God gave us the answers to those questions. Christians need to make certain others know how to find the answers they need. 

Christians need to view the American culture today like Paul taught the Corinthians to view their Roman culture thousands of years ago. Paul wrote to the church in Corinth, an important city in the Roman Empire, saying, “So we do not lose heart. Though our outer self is wasting away, our inner self is being renewed day by day. For this light momentary affliction is preparing for us an eternal weight of glory beyond all comparison, as we look not to the things that are seen but to the things that are unseen. For the things that are seen are transient, but the things that are unseen are eternal” (2 Corinthians 4:16–18). 

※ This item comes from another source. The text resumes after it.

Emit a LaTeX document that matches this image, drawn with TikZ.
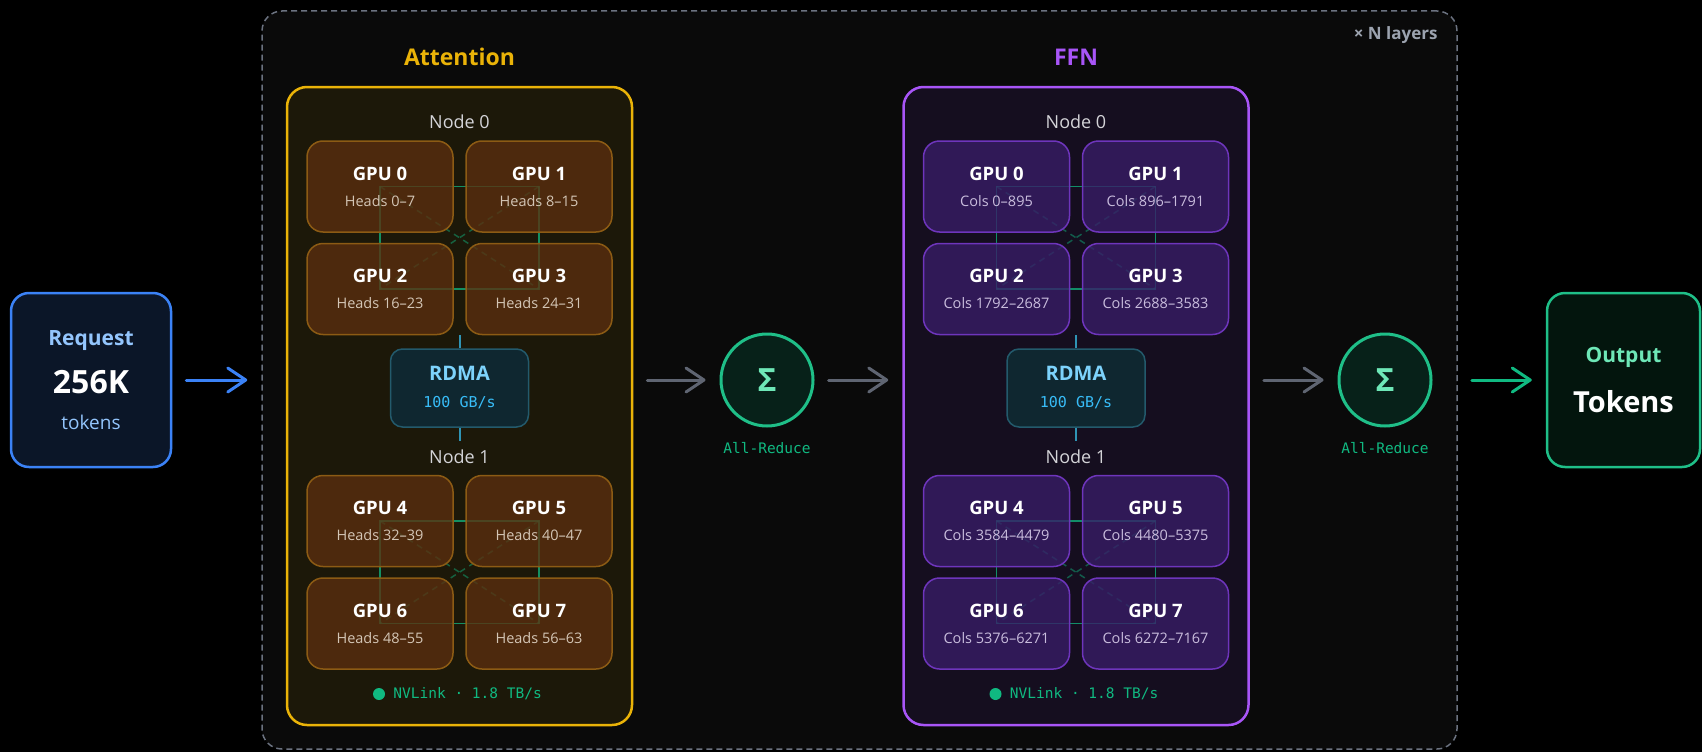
\documentclass[tikz,border=0pt]{standalone}
\usepackage{fontspec}
\setmainfont{Open Sans}
\setmonofont{DejaVu Sans Mono}
\usetikzlibrary{arrows.meta,positioning,calc}

\definecolor{bgout}{HTML}{000000}
\definecolor{bglayer}{HTML}{0A0A0A}
\definecolor{dashgray}{HTML}{6B7280}
\definecolor{lblgray}{HTML}{9CA3AF}
\definecolor{attnline}{HTML}{EAB308}
\definecolor{attnfill}{HTML}{1C1809}
\definecolor{gpuafill}{HTML}{5C2F0F}
\definecolor{gpuadraw}{HTML}{8C5B14}
\definecolor{headstext}{HTML}{D4C6B6}
\definecolor{ffnline}{HTML}{A855F7}
\definecolor{ffnfill}{HTML}{150E1F}
\definecolor{gpuffill}{HTML}{381D68}
\definecolor{gpufdraw}{HTML}{6E35BC}
\definecolor{colstext}{HTML}{C9BDDD}
\definecolor{rdmafill}{HTML}{0F2730}
\definecolor{rdmadraw}{HTML}{235A6C}
\definecolor{rdmatitle}{HTML}{7DD3FC}
\definecolor{rdmasub}{HTML}{38BDF8}
\definecolor{rdmalink}{HTML}{2F94B5}
\definecolor{nodetext}{HTML}{D4D4D8}
\definecolor{nvgreen}{HTML}{10B981}
\definecolor{sumline}{HTML}{1FBF88}
\definecolor{sumfill}{HTML}{072119}
\definecolor{sumtext}{HTML}{6EE7B7}
\definecolor{reqline}{HTML}{3B82F6}
\definecolor{reqfill}{HTML}{0B1628}
\definecolor{reqtext}{HTML}{93C5FD}
\definecolor{outfill}{HTML}{03150D}
\definecolor{arrowgray}{HTML}{5F6572}

\newcommand{\fsz}[2]{\fontsize{#1}{#2}\selectfont}

\pgfdeclarelayer{back}
\pgfdeclarelayer{mid}
\pgfsetlayers{back,mid,main}

\tikzset{
  layerbox/.style={draw=dashgray, fill=bglayer, dash pattern=on 6pt off 4pt, line width=1.5pt,
    rounded corners=20pt, minimum width=1195pt, minimum height=738pt},
  panel/.style={draw=#1, line width=2.5pt, rounded corners=20pt, minimum width=345pt, minimum height=638pt},
  paneltitle/.style={font=\bfseries\fsz{23}{26}, text=#1},
  gpubox/.style={line width=1.5pt, rounded corners=16pt, minimum width=146pt, minimum height=91pt,
    fill opacity=.78, text opacity=1, align=center, inner sep=0pt, font=\fsz{14.5}{26}},
  gpua/.style={gpubox, draw=gpuadraw, fill=gpuafill, text=headstext},
  gpuf/.style={gpubox, draw=gpufdraw, fill=gpuffill, text=colstext},
  nodelbl/.style={text=nodetext, font=\fsz{18}{20}},
  rdmabox/.style={draw=rdmadraw, fill=rdmafill, line width=1.5pt, rounded corners=12pt,
    minimum width=138pt, minimum height=78pt, align=center, inner sep=0pt,
    font=\ttfamily\fsz{15}{27}, text=rdmasub},
  rdmaln/.style={draw=rdmalink, line width=2pt},
  nvsq/.style={draw=nvgreen, draw opacity=.75, line width=1.8pt},
  nvdiag/.style={draw=nvgreen, draw opacity=.45, line width=1.5pt, dash pattern=on 6pt off 5pt},
  nvdot/.style={circle, fill=nvgreen, inner sep=0pt, minimum size=12pt},
  nvtext/.style={text=nvgreen, font=\ttfamily\fsz{14.5}{16}, inner sep=0pt},
  sumnode/.style={circle, draw=sumline, fill=sumfill, line width=3pt, minimum size=92pt,
    inner sep=0pt, text=sumtext, font=\bfseries\fsz{32}{32}},
  sumlbl/.style={text=nvgreen, font=\ttfamily\fsz{14.5}{16}},
  endbox/.style={line width=2.5pt, rounded corners=18pt, minimum height=174pt, align=center, inner sep=0pt},
  flow/.style={line width=3pt, line cap=round, -{Straight Barb[length=18pt,width=24pt,round]},
    shorten <=14pt, shorten >=14pt},
}

\begin{document}
\begin{tikzpicture}[x=1pt,y=-1pt]
\useasboundingbox (0,0) rectangle (1702,752);

% repeated block and the two panels
\begin{pgfonlayer}{back}
\fill[bgout] (0,0) rectangle (1702,752);
\node[layerbox] (layers) at (859.5,380) {};
\node[panel=attnline, fill=attnfill] (attn) at (459.5,406) {};
\node[panel=ffnline, fill=ffnfill] (ffn) at (1076,406) {};
\end{pgfonlayer}

\node[anchor=east, text=lblgray, font=\bfseries\fsz{17}{18}] (nlayers) at (1441,35) {× N layers};
\node[paneltitle=attnline] (attntitle) at (459.5,57) {Attention};
\node[paneltitle=ffnline] (ffntitle) at (1076,57) {FFN};

% GPUs
\foreach \i in {0,...,7}{
  \pgfmathsetmacro\gx{(2*mod(\i,2)-1)*79.5}
  \pgfmathsetmacro\gy{186.5+102.5*mod(floor(\i/2),2)+334.5*floor(\i/4)}
  \pgfmathtruncatemacro\lo{8*\i}
  \pgfmathtruncatemacro\hi{8*\i+7}
  \pgfmathtruncatemacro\clo{896*\i}
  \pgfmathtruncatemacro\chi{896*\i+895}
  \node[gpua] (a\i) at (459.5+\gx,\gy) {{\bfseries\fsz{18.5}{26}\textcolor{white}{GPU \i}}\\Heads \lo–\hi};
  \node[gpuf] (f\i) at (1076+\gx,\gy) {{\bfseries\fsz{18.5}{26}\textcolor{white}{GPU \i}}\\Cols \clo–\chi};
}

% NVLink mesh inside each node
\begin{pgfonlayer}{mid}
\foreach \p in {a,f}{
  \foreach \k/\m/\n/\o in {0/1/2/3,4/5/6/7}{
    \draw[nvsq] (\p\k.center) -- (\p\m.center) -- (\p\o.center) -- (\p\n.center) -- cycle;
    \draw[nvdiag] (\p\k.center) -- (\p\o.center) (\p\m.center) -- (\p\n.center);
  }
}
\end{pgfonlayer}

% node labels, RDMA, legend
\foreach \p/\cx in {a/459.5,f/1076}{
  \node[nodelbl] (\p n0) at (\cx,122) {Node 0};
  \node[nodelbl] (\p n1) at (\cx,457) {Node 1};
  \node[rdmabox] (\p rdma) at (\cx,388) {{\rmfamily\bfseries\fsz{20}{27}\textcolor{rdmatitle}{RDMA}}\\100 GB/s};
  \draw[rdmaln] (\p rdma.north) -- (\p rdma.north |- \p2.south);
  \draw[rdmaln] (\p rdma.south) -- ++(0,13) coordinate (\p rdmaend);
  \node[nvdot] (\p dot) at (\cx-80.5,694) {};
  \node[nvtext, right=8pt of \p dot] (\p nv) {NVLink · 1.8 TB/s};
}

% all-reduce
\node[sumnode] (s1) at (767,380) {Σ};
\node[sumlbl] (r1) at (767,448) {All-Reduce};
\node[sumnode] (s2) at (1385,380) {Σ};
\node[sumlbl] (r2) at (1385,448) {All-Reduce};

% ends
\node[endbox, draw=reqline, fill=reqfill, minimum width=160pt, text=reqtext, font=\fsz{19}{36}] (req) at (91,380)
  {{\bfseries\fsz{21}{36}Request}\\[12pt]{\bfseries\fsz{32}{36}\textcolor{white}{256K}}\\tokens};
\node[endbox, draw=sumline, fill=outfill, minimum width=153pt, font=\fsz{21}{50}] (out) at (1623.5,380)
  {{\bfseries\textcolor{sumtext}{Output}}\\{\bfseries\fsz{29}{50}\textcolor{white}{Tokens}}};

% flow
\draw[flow, reqline] (req) -- (layers);
\draw[flow, arrowgray] (s1 -| attn.east) -- (s1);
\draw[flow, arrowgray] (s1) -- (s1 -| ffn.west);
\draw[flow, arrowgray] (s2 -| ffn.east) -- (s2);
\draw[flow, nvgreen] (layers) -- (out);

\end{tikzpicture}
\end{document}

Do you have faith for the future? 

Christians need to remember to see our culture like Paul taught the Corinthians to view theirs. We don’t lose heart because we don’t lose our faith. Everything on planet Earth is transient. We are called to live our earthly lives with an eternal perspective. 

I will always vote my convictions and place my hope in a president who shares those convictions. I love this country, but my faith is in God. I will serve this country because I feel like America is called to be an example to the world. But I want to be careful not to place my faith or hope in a country instead of in God. This is a democracy and the popular vote, the vote that reflects our citizens’ free will, is going to win.  

The decline of the world is the promise of Scripture. My hope for all of us was Paul’s hope for the church in Rome: “May the God of hope fill you with all joy and peace in believing, so that by the power of the Holy Spirit you may abound in hope” (Romans 15:13).  

Rome did fall. The church did rise up. Eventually, the world improved. That is the pattern of world history. That pattern won’t change until Jesus returns. Until then, we have the power of God’s Holy Spirit and the hope of an eternity in heaven.  

I don’t know what will happen in America, but I have great faith for the future. The “God of hope” fills me with “all joy and peace in believing.” Let’s choose to walk in his Spirit and we will “abound in hope.”